After you heard the news for the fifth time, you, like me, may have gotten a distinct feeling that something was missing, like maybe the part about where exactly this growth was taking place, which local media never really delved into.

That’s probably because half the growth in the region is now taking place outside Mecklenburg County, clustered in the five counties around our borders. Just six years ago, 60 percent of the growth was in Mecklenburg, and 40 percent was outside. Today, it’s an even 50-50 split, with surrounding counties poised to overtake us as half the people moving here choose to live somewhere other than Mecklenburg.

It’s pretty staggering if you think about it. Over the past six years, the surrounding counties have added a whopping 64,000 housing units. At their current pace, they’ll add at least another 120,000 units in the next decade. Now add to that the 10,000 to 12,000 extra units we build every year, much of it on the county’s outer rim, and you’ve got some smashing economic news. You’ve also got a recipe for a parking lot from hell. According to the 2000 Census, 146,211 people who live outside Mecklenburg work in the county, a 43 percent increase from the 1990 census.

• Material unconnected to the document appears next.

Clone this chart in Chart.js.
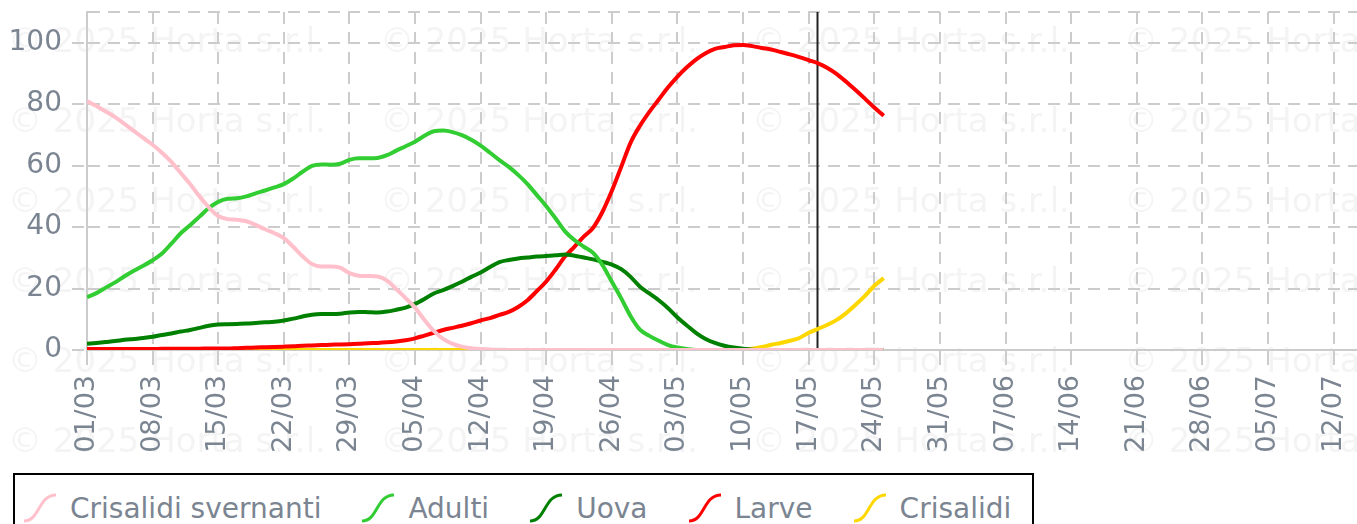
<!DOCTYPE html>
<html>
<head>
<meta charset="utf-8">
<script src="https://cdn.jsdelivr.net/npm/chart.js@4/dist/chart.umd.min.js"></script>
<style>
  html, body { margin: 0; padding: 0; background: #fff; }
  #wrap { position: relative; width: 1357px; height: 524px; overflow: hidden; }
  #c { position: absolute; left: 0; top: 0; }
  #legend {
    position: absolute; left: 13px; top: 473px; width: 1021px; height: 80px;
    border: 2px solid #000; box-sizing: border-box; background: #fff;
    font-family: "DejaVu Sans", sans-serif; font-size: 28px; color: #7b8592;
    display: flex; align-items: flex-start;
    padding: 18px 0 0 7px; white-space: nowrap;
  }
  #legend .item { display: flex; align-items: center; height: 30px; margin-right: 39px; }
  #legend canvas { margin-right: 12px; display: block; }
  #legend .item:last-child { margin-right: 0; }
</style>
</head>
<body>
<div id="wrap">
  <canvas id="c" width="1357" height="524"></canvas>
  <div id="legend"></div>
</div>
<script>
// ---- data (daily values from 01/03, day index 0) ----
const seriesNames = ["Crisalidi svernanti", "Adulti", "Uova", "Larve", "Crisalidi"];
const seriesColors = ["#ffc0cb", "#32cd32", "#008000", "#ff0000", "#ffd700"];

const crisalidiSvernanti = [
  81.0,79.4,77.6,75.8,73.6,71.3,69.0,66.8,64.2,61.2,
  57.6,54.0,50.0,46.4,43.6,42.6,42.4,41.9,40.7,39.3,
  38.0,36.4,33.6,30.5,28.0,27.2,27.2,26.8,25.0,24.2,
  24.1,23.9,22.6,19.8,16.9,13.8,9.8,6.2,3.6,2.0,
  1.1,0.6,0.3,0.2,0,0,0,0,0,0,
  0,0,0,0,0,0,0,0,0,0,
  0,0,0,0,0,0,0,0,0,0,
  0,0,0,0,0,0,0,0,0,0,
  0,0,0,0,0,0
];
const adulti = [
  17.2,18.5,20.3,22.0,24.0,25.8,27.4,29.2,31.4,34.6,
  38.0,40.6,43.4,46.2,48.2,49.2,49.4,50.0,51.0,51.9,
  52.9,54.0,55.8,58.0,59.9,60.4,60.3,60.6,61.9,62.4,
  62.4,62.5,63.4,64.9,66.3,67.8,69.7,71.2,71.4,70.9,
  69.9,68.4,66.5,64.2,61.8,59.6,57.0,54.0,50.4,46.8,
  42.8,38.6,35.8,33.6,31.6,27.6,22.2,16.8,11.0,6.6,
  4.6,3.0,1.6,0.8,0.3,0,0,0,0,0,
  0,0,0,0,0,0,0,0,0,0,
  0,0,0,0,0,0
];
const uova = [
  2.0,2.3,2.6,2.9,3.3,3.6,3.9,4.3,4.9,5.4,
  6.0,6.5,7.2,7.9,8.3,8.4,8.5,8.6,8.8,9.0,
  9.2,9.6,10.2,10.9,11.5,11.7,11.7,11.8,12.2,12.4,
  12.3,12.2,12.5,13.1,13.8,15.0,16.6,18.4,19.5,20.8,
  22.2,23.8,25.2,27.0,28.6,29.3,29.8,30.1,30.4,30.6,
  30.8,31.1,30.7,30.1,29.5,28.7,27.8,26.3,23.8,20.6,
  18.4,16.2,13.6,10.6,8.0,5.5,3.6,2.3,1.4,0.8,
  0.4,0.1,0,0,0,0,0,0,0,0,
  0,0,0,0,0,0
];
const larve = [
  0.3,0.3,0.3,0.3,0.3,0.3,0.3,0.3,0.4,0.4,
  0.4,0.4,0.4,0.5,0.5,0.5,0.6,0.7,0.8,0.9,
  1.0,1.1,1.2,1.4,1.5,1.6,1.7,1.8,1.9,2.0,
  2.2,2.3,2.5,2.8,3.2,3.8,4.7,5.6,6.5,7.2,
  7.9,8.7,9.6,10.4,11.4,12.4,14.0,16.2,19.2,22.3,
  26.2,30.4,33.6,36.9,39.8,45.0,51.8,59.6,67.5,73.0,
  77.5,81.5,85.5,89.0,92.0,94.6,96.6,98.0,98.6,99.2,
  99.3,98.9,98.3,97.8,97.0,96.2,95.3,94.3,93.3,91.8,
  89.8,87.3,84.6,81.8,78.9,76.2
];
const crisalidi = [
  0,0,0,0,0,0,0,0,0,0,
  0,0,0,0,0,0,0,0,0,0,
  0,0,0,0,0,0,0,0,0,0,
  0,0,0,0,0,0,0,0,0,0,
  0,0,0,0,0,0,0,0,0,0,
  0,0,0,0,0,0,0,0,0,0,
  0,0,0,0,0,0,0,0,0,0,
  0.1,0.4,1.0,1.7,2.3,3.0,3.9,5.6,6.9,8.2,
  9.8,12.0,14.7,17.6,20.9,23.4
];
const seriesData = [crisalidiSvernanti, adulti, uova, larve, crisalidi];

// weekly x tick labels (every 7 days from 01/03)
const xTickLabels = ["01/03","08/03","15/03","22/03","29/03","05/04","12/04","19/04","26/04",
  "03/05","10/05","17/05","24/05","31/05","07/06","14/06","21/06","28/06","05/07","12/07"];
const yTickValues = [0, 20, 40, 60, 80, 100, 110];
const markerDay = 78; // 18/05
const watermarkText = "\u00a9 2025 Horta s.r.l.";

const TEXT_COLOR = "#7b8592";
const GRID_COLOR = "#cccccc";

const watermarkPlugin = {
  id: "watermark",
  beforeDraw(chart) {
    const ctx = chart.ctx;
    ctx.save();
    ctx.font = "34px 'DejaVu Sans'";
    ctx.fillStyle = "#f4f4f4";
    ctx.textBaseline = "middle";
    ctx.textAlign = "left";
    for (let r = 0; r < 6; r++) {
      for (let c = 0; c < 4; c++) {
        ctx.fillText(watermarkText, 8 + c * 372, 43 + r * 80);
      }
    }
    ctx.restore();
  }
};

const markerPlugin = {
  id: "marker",
  beforeDatasetsDraw(chart) {
    const {ctx, chartArea, scales} = chart;
    const x = Math.round(scales.x.getPixelForValue(markerDay)) - 0.5;
    ctx.save();
    ctx.strokeStyle = "#222";
    ctx.lineWidth = 2;
    ctx.beginPath();
    ctx.moveTo(x, chartArea.top);
    ctx.lineTo(x, chartArea.bottom);
    ctx.stroke();
    ctx.restore();
  }
};

const datasets = seriesNames.map((name, k) => ({
  label: name,
  data: seriesData[k].map((v, i) => ({x: i, y: v})),
  borderColor: seriesColors[k],
  backgroundColor: seriesColors[k],
  borderWidth: 4,
  pointRadius: 0,
  fill: false,
  cubicInterpolationMode: "monotone"
}));

const chart = new Chart(document.getElementById("c"), {
  type: "line",
  data: { datasets },
  plugins: [watermarkPlugin, markerPlugin],
  options: {
    responsive: false,
    animation: false,
    layout: { padding: { top: 12, right: 0, bottom: 0, left: 0 } },
    plugins: { legend: { display: false }, tooltip: { enabled: false } },
    scales: {
      x: {
        type: "linear", min: 0, max: 135.5,
        afterBuildTicks: s => { s.ticks = xTickLabels.map((l, i) => ({value: i * 7})); },
        afterFit: s => { s.height = 174; s.paddingLeft = 0; s.paddingRight = 0; },
        ticks: {
          autoSkip: false, maxRotation: 90, minRotation: 90, padding: 10,
          color: TEXT_COLOR, font: { family: "DejaVu Sans", size: 27 },
          callback: (v, i) => xTickLabels[i]
        },
        grid: { color: GRID_COLOR, lineWidth: 2, tickLength: 15, tickColor: GRID_COLOR, tickWidth: 2, tickBorderDash: [] },
        border: { color: GRID_COLOR, width: 2, dash: [12, 8] }
      },
      y: {
        min: 0, max: 110,
        afterBuildTicks: s => { s.ticks = yTickValues.map(v => ({value: v})); },
        afterFit: s => { s.width = 87; s.paddingTop = 0; s.paddingBottom = 0; },
        ticks: {
          padding: 10, color: TEXT_COLOR, font: { family: "DejaVu Sans", size: 28 },
          callback: v => (v === 110 ? "" : v)
        },
        grid: {
          color: GRID_COLOR, lineWidth: 2, tickLength: 15, tickWidth: 2,
          tickColor: ctx => (ctx.tick && ctx.tick.value === 110 ? "rgba(0,0,0,0)" : GRID_COLOR),
          tickBorderDash: [12, 8]
        },
        border: { color: GRID_COLOR, width: 2, dash: [12, 8] }
      }
    }
  }
});

// HTML legend with S-curve icons
const legendEl = document.getElementById("legend");
chart.data.datasets.forEach(d => {
  const item = document.createElement("div");
  item.className = "item";
  const ic = document.createElement("canvas");
  ic.width = 36; ic.height = 30;
  const g = ic.getContext("2d");
  g.strokeStyle = d.borderColor;
  g.lineWidth = 3;
  g.beginPath();
  g.moveTo(2, 28);
  g.bezierCurveTo(18, 28, 16, 2, 34, 2);
  g.stroke();
  const span = document.createElement("span");
  span.textContent = d.label;
  item.appendChild(ic);
  item.appendChild(span);
  legendEl.appendChild(item);
});
</script>
</body>
</html>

If the building continues, the number of out-of-county commuters will at least double.

But city transportation engineers will tell you they have no plans to widen or noticeably improve the vast majority of our 30 congestion hot spots, which include legendary intersections like Fairview and Providence Roads, Randolph and Sharon Amity, and just about any place you can think of where traffic backs up for miles.

High-congestion hot spots like these form a virtual barrier between the far-flung suburbs, where most of the county population lives, and uptown, where city and county leaders are trying to concentrate most of the jobs. But the politicians aren’t worried. Throw in a few light rail lines, they figure, and we’ll be just like Portland, Oregon.

There’s just one crucial difference. Portland can ignore what’s going on in the vast tracts of land around it because it barred growth in them. Unlike Portland, Mecklenburg and the surrounding counties continue to issue building permits like a bunch of drunken sailors. Before the last coat of paint dries, city and county leaders have turned their noses up at the unenlightened SUV-loving road hogs who bought the homes they permitted. It’s not their problem if these people can’t get out of their subdivisions. If we build more roads, they say, more people will drive on them.

It’s all part of a transportation strategy that isn’t a transportation strategy at all, but a development strategy that says if we do as little as possible to address congestion, people will get fed up with the traffic and move to the transit corridors near uptown.

There’s probably some truth to that, but it’s hardly a solution. Even if every light rail car is crammed to capacity on every trip, even if we quadruple bus service that runs to the suburbs and every bus runs full all the time, it won’t begin to make a dent in our traffic congestion.

And this leads to yet another problem. In order to ignore the traffic issue, our fine public servants also have to ignore the fact that by 2010 — when our EPA-mandated deadline for improving air quality runs out — we will have added another 100,000 housing units in and around Mecklenburg County. It’s reasonable to assume that at some point, the people who occupy these housing units will get into their cars and attempt to commute to work. And when they do, they’ll spend hours idling on the congested roads we refuse to improve.

Our strategy for dealing with this goes something like this: Clamp our hands over ears, squeeze our eyes shut and yell “La! La! La! La! I can’t hear you!”

With almost no protest from local leaders, the Mecklenburg-Union transportation planning group, on which Charlotte wields the largest share of the power, recently killed a proposal to fund a volunteer program aimed at getting businesses to stagger workers’ commuting times on smoggy days. The word on the street was that they feared that if the program were successful, it might become mandatory, which could hurt business.

But hey, did I mention the great news that residential building in the Charlotte “area” grew by 14 percent last year? Maybe they’re right. Maybe that’s all you need to know.